KSP Percepat Penyelesaian Konflik Agraria di Banyuwangi
Kantor Staf Presiden (KSP) berkomitmen akan segera menindaklanjuti aspirasi masyarakat terkait penyelesaian konflik agraria di Banyuwangi, Jawa Timur
Penulis: Fransiskus Adhiyuda Prasetia
Editor: Johnson Simanjuntak
TRIBUNNEWS.COM, JAKARTA - Kantor Staf Presiden (KSP) berkomitmen akan segera menindaklanjuti aspirasi masyarakat terkait penyelesaian konflik agraria di Banyuwangi, Jawa Timur.
KSP juga akan mendorong penguatan kebijakan Reforma Agraria di kabupaten yang terletak di ujung paling timur Pulau Jawa itu.
Kepala Staf Kepresidenan Moeldoko sebelumnya menandatangani Surat Keputusan Nomor 1B/T/2021 tentang Pembentukan Tim Percepatan Penyelesaian Konflik Agraria dan Penguatan Kebijakan Reforma Agraria Tahun 2021 (tertanggal 29 Januari 2021).
Tim ini diharapkan agar mampu mengupayakan percepatan penanganan 137 Konflik Agraria yang diprioritaskan pada tahun 2021.
“Kantor Staf Presiden telah menerima 16 pengaduan konflik agraria dari masyarakat yang juga telah diterima dengan baik oleh Bupati Banyuwangi.
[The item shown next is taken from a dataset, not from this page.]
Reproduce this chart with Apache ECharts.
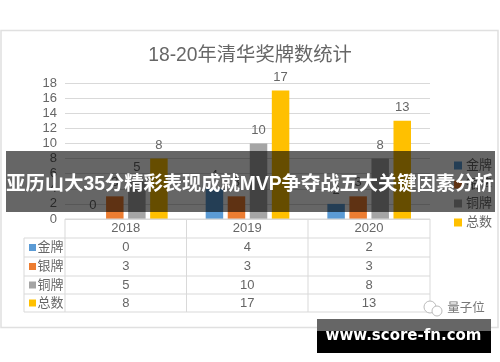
<!DOCTYPE html>
<html>
<head>
<meta charset="utf-8">
<style>
html, body { margin: 0; padding: 0; background: #fff; }
#main { width: 500px; height: 362px; }
</style>
<script src="https://cdn.jsdelivr.net/npm/echarts@6/dist/echarts.min.js"></script>
</head>
<body>
<div id="main"></div>
<script>
const years = ['2018', '2019', '2020'];
const gold = [0, 4, 2];
const silver = [3, 3, 3];
const bronze = [5, 10, 8];
const total = [8, 17, 13];
const seriesNames = ['金牌', '银牌', '铜牌', '总数'];
const seriesColors = ['#5b9bd5', '#ed7d31', '#a5a5a5', '#ffc000'];
const seriesValues = [gold, silver, bronze, total];

const fontName = '"Liberation Sans", "Noto Sans CJK SC", sans-serif';
const textColor = '#666666';
const lineColor = '#d9d9d9';

let myChart = echarts.init(document.getElementById('main'), null, { renderer: 'canvas' });

// 数据表
const colX = [65, 186.5, 308, 430];
const rowY = [219, 238, 257, 276, 294, 312];
const tableLeft = 24;

function hline(x1, x2, y) {
    return { type: 'line', shape: { x1: x1, y1: y, x2: x2, y2: y }, style: { stroke: lineColor, lineWidth: 1 }, z: 5 };
}
function vline(x, y1, y2) {
    return { type: 'line', shape: { x1: x, y1: y1, x2: x, y2: y2 }, style: { stroke: lineColor, lineWidth: 1 }, z: 5 };
}
function cellText(x, y, text, size) {
    return {
        type: 'text', x: x, y: y, z: 6,
        style: { text: text, fill: textColor, font: (size || 13) + 'px ' + fontName, textAlign: 'center', textVerticalAlign: 'middle' }
    };
}

let tableParts = [];
tableParts.push(hline(colX[0], colX[3], rowY[0]));
rowY.slice(1).forEach(y => tableParts.push(hline(tableLeft, colX[3], y)));
colX.forEach(x => tableParts.push(vline(x, rowY[0], rowY[5])));
tableParts.push(vline(tableLeft, rowY[1], rowY[5]));
years.forEach((year, i) => {
    let cx = (colX[i] + colX[i + 1]) / 2;
    tableParts.push(cellText(cx, (rowY[0] + rowY[1]) / 2, year));
    seriesValues.forEach((vals, j) => {
        tableParts.push(cellText(cx, (rowY[j + 1] + rowY[j + 2]) / 2, String(vals[i])));
    });
});
seriesNames.forEach((name, j) => {
    let cy = (rowY[j + 1] + rowY[j + 2]) / 2;
    tableParts.push({ type: 'rect', shape: { x: 29, y: cy - 3.5, width: 7, height: 7 }, style: { fill: seriesColors[j] }, z: 6 });
    tableParts.push(cellText(50.5, cy, name));
});

let option = {
    animation: false,
    backgroundColor: '#fff',
    title: {
        text: '18-20年清华奖牌数统计',
        left: 'center',
        top: 41,
        textStyle: { color: textColor, fontSize: 19.3, fontWeight: 'normal', fontFamily: fontName }
    },
    legend: {
        orient: 'vertical',
        left: 449,
        top: 154,
        itemWidth: 8,
        itemHeight: 8,
        itemGap: 6,
        icon: 'rect',
        textStyle: { color: textColor, fontSize: 13, fontFamily: fontName, padding: [0, 0, 0, -1] },
        data: seriesNames
    },
    grid: { left: 65, right: 70, top: 83, height: 136 },
    xAxis: [{
        type: 'category',
        data: years,
        axisLine: { show: false },
        axisTick: { show: false },
        axisLabel: { show: false }
    }],
    yAxis: [{
        type: 'value',
        min: 0,
        max: 18,
        interval: 2,
        axisLine: { show: false },
        axisTick: { show: false },
        axisLabel: { color: textColor, fontSize: 13, fontFamily: fontName, margin: 8 },
        splitLine: { lineStyle: { color: lineColor, width: 1 } }
    }],
    series: seriesNames.map((name, i) => ({
        name: name,
        type: 'bar',
        barWidth: 17.5,
        barGap: '26%',
        itemStyle: { color: seriesColors[i] },
        label: { show: true, position: 'top', distance: 7, color: textColor, fontSize: 13, fontFamily: fontName },
        data: seriesValues[i]
    })),
    graphic: { elements: tableParts.concat([
        // 外框
        { type: 'rect', shape: { x: 1, y: 30.5, width: 497, height: 297 }, style: { fill: 'none', stroke: '#e0e0e0', lineWidth: 1.5 }, z: 4 },
        // 水印
        { type: 'circle', shape: { cx: 430, cy: 307, r: 6 }, style: { fill: '#fff', stroke: '#bbb', lineWidth: 1 }, z: 7 },
        { type: 'circle', shape: { cx: 437, cy: 311, r: 5 }, style: { fill: '#fff', stroke: '#bbb', lineWidth: 1 }, z: 7 },
        { type: 'text', x: 466, y: 309, z: 7, style: { text: '量子位', fill: '#777', font: '12.5px ' + fontName, textAlign: 'center', textVerticalAlign: 'middle' } },
        // 标题遮罩
        { type: 'rect', shape: { x: 6, y: 151, width: 489, height: 61 }, style: { fill: 'rgba(0,0,0,0.6)' }, z: 50 },
        { type: 'text', x: 250, y: 185, z: 51, style: { text: '亚历山大35分精彩表现成就MVP争夺战五大关键因素分析', fill: '#fff', font: 'bold 19.3px ' + fontName, textAlign: 'center', textVerticalAlign: 'middle' } },
        // 网址
        { type: 'rect', shape: { x: 317, y: 319, width: 174, height: 12 }, style: { fill: '#666' }, z: 50 },
        { type: 'rect', shape: { x: 317, y: 331, width: 174, height: 22 }, style: { fill: '#000' }, z: 50 },
        { type: 'text', x: 403.5, y: 336.5, z: 51, style: { text: 'www.score-fn.com', fill: '#fff', font: 'bold 15px "DejaVu Sans", sans-serif', textAlign: 'center', textVerticalAlign: 'middle' } }
    ]) }
};

myChart.setOption(option);
</script>
</body>
</html>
Di tahun 2021 sendiri ada 4 lokasi permukiman dalam kawasan hutan yang akan diprioritaskan penyelesaiannya dan dikawal secara intensif oleh Tim Agraria Bersama 2021,” kata Tenaga Ahli Utama KSP, Usep Setiawan dalam keterangannya, Jumat (27/8/2021).
Baca juga: KSP Tinjau Langsung Isu Perbedaan Data Kematian Covid-19 di Lampung
TIM KSP mengunjungi salah satu lokasi prioritas penyelesaian konflik agraria di Desa Karangdoro, Kecamatan Tegalsari, Kabupaten Banyuwangi.
“Posisi penyelesaian dari lokasi Desa Karangdoro sudah di depan gawang,” Ungkap Usep.
Ia pun menambahkan KSP hadir untuk mempercepat penyelesaiannya.
“Warga Desa Karangdoro sudah terlalu lama mimpinya. Sudah mengajukan hampir 13 kali untuk dilepas dari kawasan hutan,” kata Sunaryo, Kepala Desa Karangdoro kepada Tim KSP.
Sunaryo menambahkan, warga Karangdoro sudah menempati wilayah di kawasan hutan sejak tahun 1943.
Selain itu, sejak tahun 2000, masyarakat disana sudah tidak dapat membayar pajak karena kawasan tempat tinggalnya tidak memiliki kepastian hukum.
“Banyak yang sudah menjanjikan akan disertifikasi. Kami sangat berharap nanti saya bisa mati dengan tenang karena warisan anak cucu sudah mendapatkan kepastian [hukum],” kata Jumeno, salah satu warga Dusun Sumberagung, Desa Karangdoro.
Selain berdiskusi dengan masyarakat, Tim KSP juga berdialog dengan pemimpin daerah.
Pasalnya, penyelesaian konflik agraria melalui kolaborasi di tingkat pusat juga harus didukung oleh kolaborasi di tingkat daerah.
Bupati Banyuwangi, Ipuk Fiestiandani pun mengakui bahwa penyelesaian konflik agraria di Banyuwangi cukup rumit karena memiliki faktor historis yang kuat dan diwariskan turun temurun dari generasi ke generasi.
Badan Pertanahan Nasional (BPN) Banyuwangi juga berkomitmen untuk segera menyusun mekanisme penyelesaian konflik dan membawa skema tersebut ke Gugus Tugas Reforma Agraria Kabupaten Banyuwangi.